Repeat only the lines from the one containing "Convert this chart to Plotly code." through the one containing "import plotly.graph_objects as go", exactly as written, both ends included.

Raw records
━━━━━━━━━━

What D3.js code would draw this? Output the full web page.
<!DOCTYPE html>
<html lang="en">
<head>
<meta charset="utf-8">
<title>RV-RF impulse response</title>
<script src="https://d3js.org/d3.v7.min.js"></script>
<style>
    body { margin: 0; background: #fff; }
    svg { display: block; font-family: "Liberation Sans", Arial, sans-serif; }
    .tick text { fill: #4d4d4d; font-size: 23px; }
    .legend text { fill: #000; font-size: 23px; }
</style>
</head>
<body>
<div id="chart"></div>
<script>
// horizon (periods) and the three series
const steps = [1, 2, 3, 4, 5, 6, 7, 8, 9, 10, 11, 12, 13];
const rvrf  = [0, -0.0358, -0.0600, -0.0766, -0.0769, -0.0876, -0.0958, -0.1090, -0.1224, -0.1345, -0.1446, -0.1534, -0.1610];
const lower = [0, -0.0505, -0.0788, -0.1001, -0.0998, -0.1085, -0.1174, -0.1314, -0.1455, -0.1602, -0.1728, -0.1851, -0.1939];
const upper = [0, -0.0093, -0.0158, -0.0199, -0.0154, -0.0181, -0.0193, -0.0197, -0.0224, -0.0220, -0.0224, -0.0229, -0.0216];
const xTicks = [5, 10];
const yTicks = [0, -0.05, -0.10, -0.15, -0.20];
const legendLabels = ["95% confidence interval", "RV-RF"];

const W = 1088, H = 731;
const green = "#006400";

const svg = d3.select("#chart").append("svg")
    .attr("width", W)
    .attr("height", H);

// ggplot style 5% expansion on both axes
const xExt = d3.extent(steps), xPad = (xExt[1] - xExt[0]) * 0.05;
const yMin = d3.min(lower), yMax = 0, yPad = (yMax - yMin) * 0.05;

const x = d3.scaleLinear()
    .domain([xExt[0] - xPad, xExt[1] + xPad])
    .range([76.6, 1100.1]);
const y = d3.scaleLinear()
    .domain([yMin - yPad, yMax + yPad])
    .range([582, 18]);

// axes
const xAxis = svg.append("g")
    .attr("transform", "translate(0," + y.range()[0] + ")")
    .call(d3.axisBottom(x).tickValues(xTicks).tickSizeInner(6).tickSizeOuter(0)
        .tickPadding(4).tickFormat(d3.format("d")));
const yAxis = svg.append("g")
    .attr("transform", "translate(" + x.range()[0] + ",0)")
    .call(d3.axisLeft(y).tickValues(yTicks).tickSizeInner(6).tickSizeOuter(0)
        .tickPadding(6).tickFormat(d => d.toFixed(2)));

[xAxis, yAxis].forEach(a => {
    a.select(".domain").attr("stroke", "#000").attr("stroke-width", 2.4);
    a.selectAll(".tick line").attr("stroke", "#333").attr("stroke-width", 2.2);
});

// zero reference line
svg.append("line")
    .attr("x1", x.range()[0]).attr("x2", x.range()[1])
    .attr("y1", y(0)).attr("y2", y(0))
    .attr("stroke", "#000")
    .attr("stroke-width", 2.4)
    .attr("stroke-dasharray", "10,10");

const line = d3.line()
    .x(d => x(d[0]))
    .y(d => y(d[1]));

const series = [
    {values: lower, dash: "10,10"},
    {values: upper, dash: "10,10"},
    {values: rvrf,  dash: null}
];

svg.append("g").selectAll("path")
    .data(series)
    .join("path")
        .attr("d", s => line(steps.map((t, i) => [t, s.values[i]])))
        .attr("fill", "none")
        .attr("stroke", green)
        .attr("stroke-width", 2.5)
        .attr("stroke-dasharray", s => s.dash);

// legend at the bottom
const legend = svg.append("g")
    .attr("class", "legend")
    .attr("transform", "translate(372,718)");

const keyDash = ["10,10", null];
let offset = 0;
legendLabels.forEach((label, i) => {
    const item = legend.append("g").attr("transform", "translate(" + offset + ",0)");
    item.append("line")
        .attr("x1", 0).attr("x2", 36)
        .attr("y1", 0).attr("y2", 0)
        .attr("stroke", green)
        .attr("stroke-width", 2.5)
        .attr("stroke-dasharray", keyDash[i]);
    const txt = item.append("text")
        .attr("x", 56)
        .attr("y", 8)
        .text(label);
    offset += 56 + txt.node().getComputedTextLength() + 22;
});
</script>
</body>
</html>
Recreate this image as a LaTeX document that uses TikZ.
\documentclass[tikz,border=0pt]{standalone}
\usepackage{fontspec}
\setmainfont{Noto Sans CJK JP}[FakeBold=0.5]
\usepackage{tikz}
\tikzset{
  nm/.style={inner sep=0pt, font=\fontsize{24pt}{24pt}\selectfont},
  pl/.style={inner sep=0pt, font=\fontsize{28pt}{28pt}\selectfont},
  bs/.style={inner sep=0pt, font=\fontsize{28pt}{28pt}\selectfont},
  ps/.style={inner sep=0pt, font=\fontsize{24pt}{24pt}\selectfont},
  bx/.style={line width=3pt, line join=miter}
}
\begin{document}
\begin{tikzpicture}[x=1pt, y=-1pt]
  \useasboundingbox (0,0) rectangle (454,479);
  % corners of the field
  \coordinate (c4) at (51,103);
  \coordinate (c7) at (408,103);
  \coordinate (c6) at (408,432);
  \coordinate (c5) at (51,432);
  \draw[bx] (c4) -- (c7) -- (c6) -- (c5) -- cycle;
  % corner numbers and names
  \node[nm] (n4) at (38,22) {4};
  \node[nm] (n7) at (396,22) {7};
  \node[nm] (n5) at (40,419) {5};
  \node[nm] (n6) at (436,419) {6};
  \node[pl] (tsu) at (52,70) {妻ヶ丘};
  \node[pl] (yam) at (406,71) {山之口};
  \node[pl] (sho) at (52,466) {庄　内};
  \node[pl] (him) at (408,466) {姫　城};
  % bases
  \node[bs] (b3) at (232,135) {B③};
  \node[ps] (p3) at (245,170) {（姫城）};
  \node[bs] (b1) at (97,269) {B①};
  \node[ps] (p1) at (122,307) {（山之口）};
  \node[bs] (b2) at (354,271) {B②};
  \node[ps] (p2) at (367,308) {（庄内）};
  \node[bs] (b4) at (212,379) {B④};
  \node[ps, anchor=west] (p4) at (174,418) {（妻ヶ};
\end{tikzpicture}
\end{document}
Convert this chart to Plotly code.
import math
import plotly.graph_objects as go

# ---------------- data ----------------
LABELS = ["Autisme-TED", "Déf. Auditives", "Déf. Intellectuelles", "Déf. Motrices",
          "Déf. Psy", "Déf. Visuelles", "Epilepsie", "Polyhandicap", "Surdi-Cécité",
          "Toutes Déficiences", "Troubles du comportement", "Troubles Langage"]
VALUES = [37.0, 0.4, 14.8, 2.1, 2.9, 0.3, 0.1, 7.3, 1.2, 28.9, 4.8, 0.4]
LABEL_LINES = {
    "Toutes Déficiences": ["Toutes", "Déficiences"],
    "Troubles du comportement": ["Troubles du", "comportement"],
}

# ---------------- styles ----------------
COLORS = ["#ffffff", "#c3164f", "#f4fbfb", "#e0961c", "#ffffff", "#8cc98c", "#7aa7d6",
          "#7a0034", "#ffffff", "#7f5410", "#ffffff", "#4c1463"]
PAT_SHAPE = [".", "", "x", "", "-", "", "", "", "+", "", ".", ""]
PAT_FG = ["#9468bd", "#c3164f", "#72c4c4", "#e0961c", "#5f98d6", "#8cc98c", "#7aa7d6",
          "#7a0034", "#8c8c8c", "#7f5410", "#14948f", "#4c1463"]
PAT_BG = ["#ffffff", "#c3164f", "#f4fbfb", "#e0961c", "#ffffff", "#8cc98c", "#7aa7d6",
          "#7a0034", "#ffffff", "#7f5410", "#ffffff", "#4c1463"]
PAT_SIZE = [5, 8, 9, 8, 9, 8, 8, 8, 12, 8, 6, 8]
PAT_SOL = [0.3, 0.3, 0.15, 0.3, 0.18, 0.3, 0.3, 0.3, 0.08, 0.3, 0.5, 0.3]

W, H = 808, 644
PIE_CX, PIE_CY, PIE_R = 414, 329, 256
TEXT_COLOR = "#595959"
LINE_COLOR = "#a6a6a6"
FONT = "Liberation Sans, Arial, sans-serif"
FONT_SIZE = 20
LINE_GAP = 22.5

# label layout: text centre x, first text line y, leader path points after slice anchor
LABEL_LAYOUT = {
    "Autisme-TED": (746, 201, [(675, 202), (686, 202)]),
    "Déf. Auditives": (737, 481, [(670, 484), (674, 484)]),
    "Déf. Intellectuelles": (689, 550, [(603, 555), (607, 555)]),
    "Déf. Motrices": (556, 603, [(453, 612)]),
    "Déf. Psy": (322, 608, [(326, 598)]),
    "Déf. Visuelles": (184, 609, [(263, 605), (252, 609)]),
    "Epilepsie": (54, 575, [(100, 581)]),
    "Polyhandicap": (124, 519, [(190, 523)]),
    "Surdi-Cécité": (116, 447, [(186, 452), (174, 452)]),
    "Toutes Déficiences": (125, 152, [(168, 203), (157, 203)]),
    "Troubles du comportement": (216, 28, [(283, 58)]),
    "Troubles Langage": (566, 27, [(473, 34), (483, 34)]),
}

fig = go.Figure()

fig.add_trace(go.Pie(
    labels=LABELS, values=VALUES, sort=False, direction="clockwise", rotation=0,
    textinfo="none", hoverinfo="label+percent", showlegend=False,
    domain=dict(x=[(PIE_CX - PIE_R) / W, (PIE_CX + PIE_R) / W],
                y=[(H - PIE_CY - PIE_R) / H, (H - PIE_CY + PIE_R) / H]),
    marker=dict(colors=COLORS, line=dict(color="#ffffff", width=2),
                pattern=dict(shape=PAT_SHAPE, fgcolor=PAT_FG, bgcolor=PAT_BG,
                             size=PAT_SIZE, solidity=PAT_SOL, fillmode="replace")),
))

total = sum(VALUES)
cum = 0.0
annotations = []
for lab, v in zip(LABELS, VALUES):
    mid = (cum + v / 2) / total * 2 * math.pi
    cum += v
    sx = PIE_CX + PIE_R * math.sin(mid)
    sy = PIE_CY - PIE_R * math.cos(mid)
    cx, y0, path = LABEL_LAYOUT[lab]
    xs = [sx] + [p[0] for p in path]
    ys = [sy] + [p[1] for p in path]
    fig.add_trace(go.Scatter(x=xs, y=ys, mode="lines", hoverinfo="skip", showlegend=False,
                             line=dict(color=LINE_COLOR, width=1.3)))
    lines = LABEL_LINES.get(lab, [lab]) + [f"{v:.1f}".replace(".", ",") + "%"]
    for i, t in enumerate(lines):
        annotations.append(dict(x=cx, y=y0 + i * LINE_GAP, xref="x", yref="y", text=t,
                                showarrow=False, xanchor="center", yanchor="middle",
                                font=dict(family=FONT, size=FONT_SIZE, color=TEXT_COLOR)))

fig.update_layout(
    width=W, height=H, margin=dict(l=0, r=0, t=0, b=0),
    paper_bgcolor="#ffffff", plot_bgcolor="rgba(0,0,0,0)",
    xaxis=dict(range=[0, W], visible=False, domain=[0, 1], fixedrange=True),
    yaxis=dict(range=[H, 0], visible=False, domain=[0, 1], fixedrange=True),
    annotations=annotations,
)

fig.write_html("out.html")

━━━━━━━━━━

### Answer in full
Convert this chart to Plotly code.
import math
import plotly.graph_objects as go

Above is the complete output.